La sensualité et le romanesque qui s’épanouissent dans le cinéma tunisien se perpétuent sous la caméra de Leyla Bouzid. Appréciée avec son premier long-métrage, A peine j’ouvre les yeux, 2015, qui capte l’image de la jeunesse tunisienne à travers les visions d’une chanteuse engagée, elle retourne son objectif pour saisir les émois d’un jeune homme coincé dans Une histoire d’amour et de désir, 2020. Cette fiction, retenue à la Semaine de la Critique du Festival de Cannes 2021, pose et expose la question des sentiments entre deux Maghrébins qui se rencontrent en France. A Paris, là où le film est produit.
Ahmed est un Français d’origine algérienne, grandi en banlieue parisienne. Intériorisé et plutôt timide, il se passionne pour la littérature arabe du XIIème siècle en suivant des études de lettres à la Sorbonne. C’est là qu’il tombe sur Farah, une Tunisienne pleine d’énergie qui arrive dans la capitale pour poursuivre ses études supérieures. Ahmed est irrémédiablement séduit mais il freine son attirance par pudeur et réserve. L’exploration de la littérature arabe, pleine de sensualité, suggestive, ouvre de nouveaux horizons à Ahmed en le rapprochant de Farah.
Avec son titre explicite, Une histoire d’amour et de désir s’attache à la naissance du sentiment et de l’attirance charnelle en réglant son focus sur le héros masculin.
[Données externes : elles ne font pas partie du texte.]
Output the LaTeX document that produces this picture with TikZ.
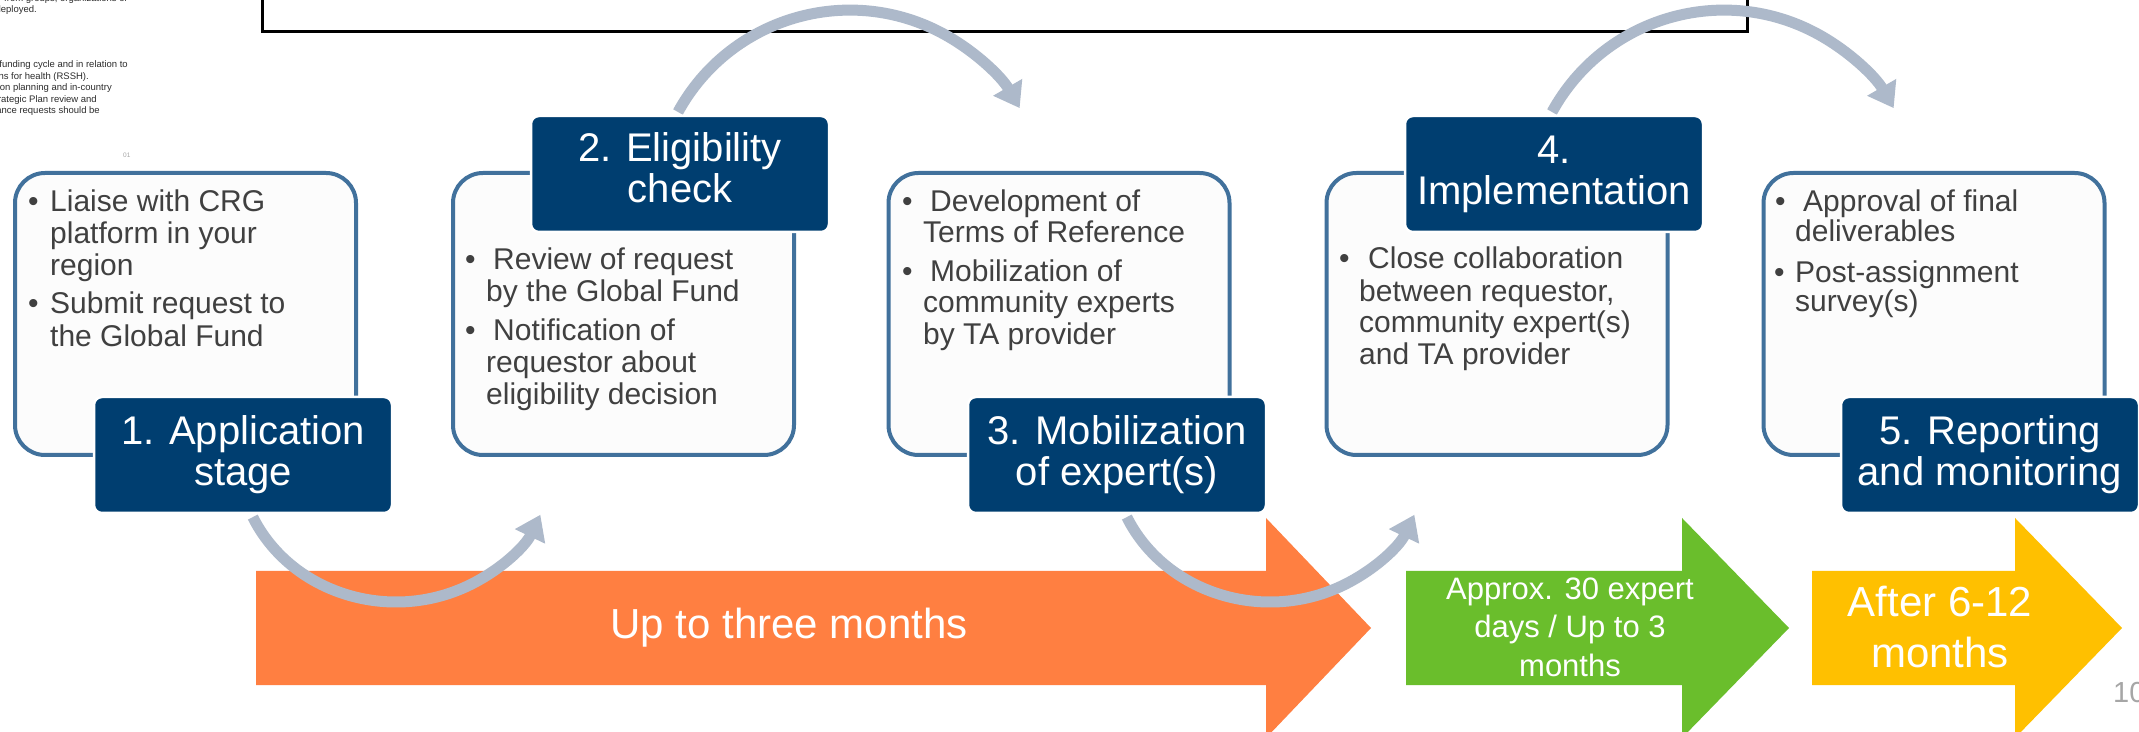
\documentclass[tikz,border=0pt]{standalone}
\usepackage{fontspec}
\setmainfont{Liberation Sans}
\usetikzlibrary{arrows.meta}
\definecolor{navy}{RGB}{0,62,112}
\definecolor{panelborder}{RGB}{65,113,156}
\definecolor{panelfill}{RGB}{252,252,252}
\definecolor{arcgray}{RGB}{173,185,202}
\definecolor{txtgray}{RGB}{64,64,64}
\definecolor{smalltxt}{RGB}{45,45,45}
\definecolor{orangearrow}{RGB}{255,127,65}
\definecolor{greenarrow}{RGB}{106,190,44}
\definecolor{yellowarrow}{RGB}{255,192,0}
\definecolor{pagegray}{RGB}{166,166,166}
\begin{document}
\begin{tikzpicture}[x=1pt,y=1pt,
  panel/.style={draw=panelborder, line width=4pt, fill=panelfill, rounded corners=30pt,
    minimum width=341pt, minimum height=282pt, inner sep=0pt},
  stage/.style={draw=white, line width=2.5pt, fill=navy, rounded corners=8pt,
    minimum width=298pt, minimum height=116pt, inner sep=0pt, text=white, align=center,
    font=\fontsize{40}{41}\selectfont},
  btxt/.style={anchor=base west, inner sep=0pt, text=txtgray, font=\fontsize{30}{32}\selectfont},
  small/.style={anchor=base east, inner sep=0pt, text=smalltxt, font=\fontsize{9.5}{11.5}\selectfont},
  flow/.style={draw=arcgray, line width=11pt, -{Triangle[width=32pt,length=24pt]}},
  bandtxt/.style={inner sep=0pt, text=white, align=center}
]
\useasboundingbox (0,0) rectangle (2139,731);
\fill[white] (0,0) rectangle (2139,731);

% cropped text at top left
\node[small] (s1) at (128,729.5) {from groups, organizations or};
\node[small] (s2) at (37,718) {deployed.};
\node[small] (s3) at (128,663) {funding cycle and in relation to};
\node[small] (s4) at (89,651.5) {ns for health (RSSH).};
\node[small] (s5) at (112,640) {on planning and in-country};
\node[small] (s6) at (97,628.5) {rategic Plan review and};
\node[small] (s7) at (100,617) {ance requests should be};
\node[anchor=base west, inner sep=0pt, text=pagegray, font=\fontsize{6.5}{7}\selectfont] (s8) at (123,573) {01};

% black frame at top
\draw[line width=3pt] (262,745) rectangle (1747,699);

% time arrows
\fill[orangearrow] (256,160) -- (1266,160) -- (1266,213) -- (1371,103) -- (1266,-7) -- (1266,46) -- (256,46) -- cycle;
\fill[greenarrow] (1406,160) -- (1682,160) -- (1682,213) -- (1789,103) -- (1682,-7) -- (1682,46) -- (1406,46) -- cycle;
\fill[yellowarrow] (1812,160) -- (2015,160) -- (2015,213) -- (2122,103) -- (2015,-7) -- (2015,46) -- (1812,46) -- cycle;
\node[bandtxt, anchor=base, font=\fontsize{42}{50}\selectfont] (o1) at (789,92) {Up to three months};
\node[bandtxt, font=\fontsize{31}{38.5}\selectfont] (g1) at (1570,104) {Approx. 30 expert\\days / Up to 3\\months};
\node[bandtxt, font=\fontsize{42}{51}\selectfont] (y1) at (1940,104) {After 6-12\\months};

% panels
\node[panel] (p1) at (185.5,417) {};
\node[panel] (p2) at (623.5,417) {};
\node[panel] (p3) at (1059,417) {};
\node[panel] (p4) at (1497,417) {};
\node[panel] (p5) at (1934,417) {};

% title positions
\coordinate (tc1) at (243,276);
\coordinate (tc2) at (680,557);
\coordinate (tc3) at (1117,276);
\coordinate (tc4) at (1554,557);
\coordinate (tc5) at (1990,276);

% curved connectors
\coordinate (a1) at ([shift={(9.8,-62.1)}]tc1);
\coordinate (a2) at ([shift={(-2,62)}]tc2);
\coordinate (a3) at ([shift={(9.8,-62.1)}]tc3);
\coordinate (a4) at ([shift={(-2,62)}]tc4);
\draw[flow] (a1) arc[start angle=205, end angle=336, x radius=158, y radius=147];
\draw[flow] (a2) arc[start angle=151.3, end angle=30, radius=196];
\draw[flow] (a3) arc[start angle=205, end angle=336, x radius=158, y radius=147];
\draw[flow] (a4) arc[start angle=151.3, end angle=30, radius=196];

% stage titles
\node[stage] (t1) at (tc1) {1. Application\\stage};
\node[stage] (t2) at (tc2) {2. Eligibility\\check\strut};
\node[stage] (t3) at (tc3) {3. Mobilization\\of expert(s)};
\node[stage] (t4) at (tc4) {4.\\Implementation};
\node[stage] (t5) at (tc5) {5. Reporting\\and monitoring};

% panel 1 text
\node[btxt] (b1a) at (28,519) {\textbullet};
\node[btxt] (l11) at (50,519) {Liaise with CRG};
\node[btxt] (l12) at (50,487) {platform in your};
\node[btxt] (l13) at (50,455) {region};
\node[btxt] (b1b) at (28,417) {\textbullet};
\node[btxt] (l14) at (50,417) {Submit request to};
\node[btxt] (l15) at (50,384) {the Global Fund};

% panel 2 text
\node[btxt] (b2a) at (465,461) {\textbullet};
\node[btxt] (l21) at (493,461) {Review of request};
\node[btxt] (l22) at (486,429) {by the Global Fund};
\node[btxt] (b2b) at (465,390) {\textbullet};
\node[btxt] (l23) at (493,390) {Notification of};
\node[btxt] (l24) at (486,358) {requestor about};
\node[btxt] (l25) at (486,326) {eligibility decision};

% panel 3 text
\node[btxt] (b3a) at (902,519) {\textbullet};
\node[btxt] (l31) at (930,519) {Development of};
\node[btxt] (l32) at (923,488) {Terms of Reference};
\node[btxt] (b3b) at (902,449) {\textbullet};
\node[btxt] (l33) at (930,449) {Mobilization of};
\node[btxt] (l34) at (923,418) {community experts};
\node[btxt] (l35) at (923,386) {by TA provider};

% panel 4 text
\node[btxt] (b4a) at (1339,462) {\textbullet};
\node[btxt] (l41) at (1368,462) {Close collaboration};
\node[btxt] (l42) at (1359,429) {between requestor,};
\node[btxt] (l43) at (1359,398) {community expert(s)};
\node[btxt] (l44) at (1359,366) {and TA provider};

% panel 5 text
\node[btxt] (b5a) at (1775,519) {\textbullet};
\node[btxt] (l51) at (1803,519) {Approval of final};
\node[btxt] (l52) at (1795,489) {deliverables};
\node[btxt] (b5b) at (1774,448) {\textbullet};
\node[btxt] (l53) at (1795,448) {Post-assignment};
\node[btxt] (l54) at (1795,419) {survey(s)};

% page number
\node[anchor=base west, inner sep=0pt, text=pagegray, font=\fontsize{29}{30}\selectfont] (pg) at (2113,28) {10};
\end{tikzpicture}
\end{document}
Ahmed trouve la manière de cultiver son univers intime en lisant et en étudiant à la fac. « La question de sa place dans cet espace et de sa légitimité à ses propres yeux se pose », relève la réalisatrice en faisant du garçon, né en France, un homme coupé de sa langue et de sa culture algérienne que ses parents, émigrés pour fuir la décennie noire, ne lui ont pas transmis.
À l’opposé, Farah « entretient un rapport direct à sa culture d’abord tunisienne, puis arabe », selon Leyla Bouzid. « Si elle vient en France, c’est parce qu’elle en a fait le choix ». En opposant les origines de ses protagonistes, la cinéaste croise leurs trajectoires et illustre la variété de situations des Maghrébins. « Je voulais redonner de la pluralité et de la diversité au sein de ceux qui composent « la communauté maghrébine » en France », explique Leyla Bouzid, montrant des personnages aux options différentes autour des héros.